I was 36 years old when I decided to freeze my eggs. I'd reluctantly split from the man who I thought I was going to spend the rest of my life with, the man who I thought was going to father my children, and I saw egg freezing as a way of buying me a bit of breathing space. A way to stop me seeing each date as a potential father; a way to press pause on the runaway panic that any single woman in her mid-30s who thinks she might want children can't help but feel.
And I know that I'm far from alone. I set up a blog to document my experience (eggedonblog.com) and as a result have been in touch with many, many women just like me, doing exactly what I did for broadly the same reasons.
But for all that I knew that we weren't stalling our fertility so we could climb the career ladder, I equally didn't think that we were being forced into freezing our eggs due to a wholesale dearth of suitable men. I thought – like many of the women I spoke to – that I'd simply been unlucky in love.
But according to the research, my story is broadly speaking, the story of almost every egg freezer: highly educated, successful, financially independent – and single.
I suppose I'd argue that, by definition, any woman in the UK who is freezing her eggs is likely to be financially independent – it's not a procedure available on the NHS (unless you're having it before cancer treatment that will leave you sterile) and my three cycles of egg-freezing, which resulted in 14 eggs, cost me £14,000 – and therefore successful and highly educated, too.
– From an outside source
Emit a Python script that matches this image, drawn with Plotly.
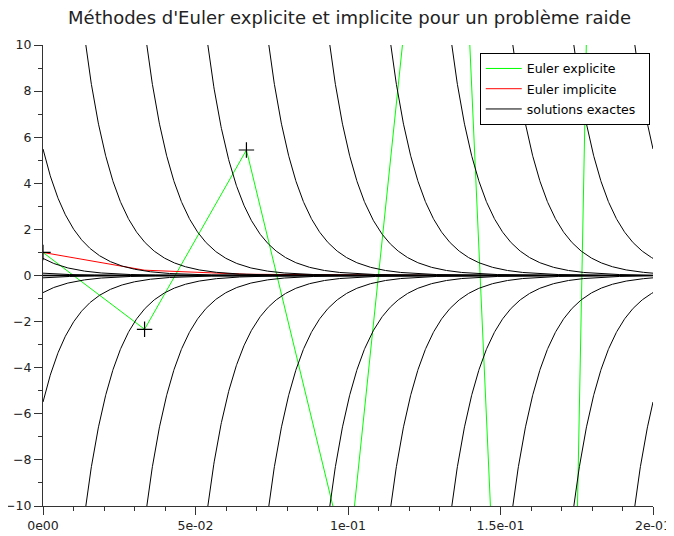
import numpy as np
import plotly.graph_objects as go

# ---- data ----
t_steps = [0.0, 0.0333, 0.0667, 0.1, 0.1333, 0.1667, 0.2]
euler_explicit = [1.0, -2.333, 5.444, -12.70, 29.64, -69.16, 161.38]
euler_implicit = [1.0, 0.2308, 0.0533, 0.0123, 0.0028, 0.00066, 0.00015]

# exact solutions y = +/- 10 * exp(-rate * (t - t_cross)); t_cross = time where curve hits +/-10
decay_rate = 100.0
cross_times = [-0.106, -0.086, -0.066, -0.046, -0.026, -0.006, 0.014, 0.034,
               0.054, 0.074, 0.094, 0.114, 0.134, 0.154, 0.174, 0.194]
signs = [1, -1]

x_tickvals = [0, 0.05, 0.1, 0.15, 0.2]
x_ticktext = ["0e00", "5e-02", "1e-01", "1.5e-01", "2e-01"]
y_tickvals = [-10, -8, -6, -4, -2, 0, 2, 4, 6, 8, 10]

title = "Méthodes d'Euler explicite et implicite pour un problème raide"
legend_names = ["Euler explicite", "Euler implicite", "solutions exactes\u00a0\u00a0"]

# ---- build exact solution curves ----
tt = np.linspace(0, 0.2, 1601)
ex_x, ex_y = [], []
for s in signs:
    for tc in cross_times:
        y = s * 10.0 * np.exp(-decay_rate * (tt - tc))
        y = np.where(np.abs(y) > 40, np.nan, y)
        ex_x.extend(tt.tolist() + [None])
        ex_y.extend([None if np.isnan(v) else float(v) for v in y] + [None])

FONT = "DejaVu Sans"
fig = go.Figure()
fig.add_trace(go.Scatter(x=t_steps, y=euler_explicit, mode="lines", legendgroup="a",
                         line=dict(color="#00ff00", width=1), name=legend_names[0]))
fig.add_trace(go.Scatter(x=t_steps, y=euler_implicit, mode="lines", legendgroup="b",
                         line=dict(color="#ff0000", width=1), name=legend_names[1]))
fig.add_trace(go.Scatter(x=ex_x, y=ex_y, mode="lines", connectgaps=False, legendgroup="c",
                         line=dict(color="#000000", width=1), name=legend_names[2]))
fig.add_trace(go.Scatter(x=t_steps, y=euler_explicit, mode="markers", showlegend=False,
                         marker=dict(symbol="cross-thin", size=11,
                                     line=dict(color="#000000", width=1.2))))

axis_common = dict(showline=True, linecolor="#333333", linewidth=1, ticks="outside",
                   ticklen=8, tickwidth=1, tickcolor="#333333", showgrid=False,
                   zeroline=False, mirror=False, automargin=False,
                   tickfont=dict(family=FONT, size=12.5, color="#222222"))
fig.update_xaxes(range=[0, 0.2], tickvals=x_tickvals, ticktext=x_ticktext,
                 minor=dict(dtick=0.01, ticklen=4, tickcolor="#333333", ticks="outside", showgrid=False),
                 **axis_common)
fig.update_yaxes(range=[-10, 10], tickvals=y_tickvals,
                 minor=dict(dtick=1, ticklen=4, tickcolor="#333333", ticks="outside", showgrid=False),
                 **axis_common)

# the page body adds an 8 px offset, so the figure is sized to fit the window
fig.update_layout(
    width=666, height=528,
    margin=dict(l=35.3, r=20.7, t=36.7, b=30),
    paper_bgcolor="white", plot_bgcolor="white",
    title=dict(text=title, x=0.5128, xanchor="center", y=0.981, yanchor="middle",
               font=dict(family=FONT, size=18, color="#222222")),
    legend=dict(x=0.716, y=0.983, xanchor="left", yanchor="top",
                bgcolor="white", bordercolor="#000000", borderwidth=1,
                traceorder="grouped", tracegroupgap=1, itemwidth=36,
                font=dict(family=FONT, size=12.5, color="#000000")),
    showlegend=True,
)
fig.write_html("out.html")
Yet somehow the conclusion of this research, suggesting that a demographic shift has led to a deficit of men who are our match, is a little bit too close to home.
I have an Oxbridge degree and yes, when dating, I'm looking for an intellectual equal. I don't care where he studied, or even whether he went to university as long as he can keep up – but in my experience, a lot of men find my education a turn-off; it intimidates them, and they make assumptions.
So the ones who didn't go are scared off (nearly six in 10 current undergraduates are female) and those who did, well, I rather wonder whether highly-educated men with challenging jobs really want a partner who is their intellectual equal.
A disappointing number of my male friends from university have settled down with women who, while lovely in many, many ways, are never going to rival their husbands in terms of ambition, earning potential and intellect. Feminism, it seems, has only taken us so far.
Still, I can't believe that my degree is solely to blame. After all, many of my female contemporaries are happily married and have children with men who can definitely keep up. I think the issue is broader than that – I think men in their 30s aren't settling down, because they don't have to.
Although recent evidence suggests male fertility does actually decline with age, men are simply not subject to the same biological time imperative to procreate as women are, and there's certainly not the societal imperative of years gone by, that meant marrying a girl you'd been dating for a couple of years was just what a chap did.
In an age of Tinder and Bumble and Happn, there's this illusion of choice, and a constant promise of something better, or at least different, around the next corner; so whether they're old-fashioned players, or hopeless romantics who are waiting for lightning bolts and fireworks, either way they're happy to keep spinning the wheel.
And that's why, four years on – still single despite various possibilities along the way – I'm now defrosting my eggs and undergoing IVF with donor sperm in a bid to become a mother on my own.
This wasn't what I wanted – for me, or my hypothetical child – but as an educated, successful and financially independent woman, I'm (reluctantly) taking matters into my own hands. Just as I did when I froze my eggs in the first place.
I'm absolutely not ruling out the prospect of a relationship in the future, but at 40, I have the rest of my life to become a girlfriend or a wife; the same is not true of becoming a mother.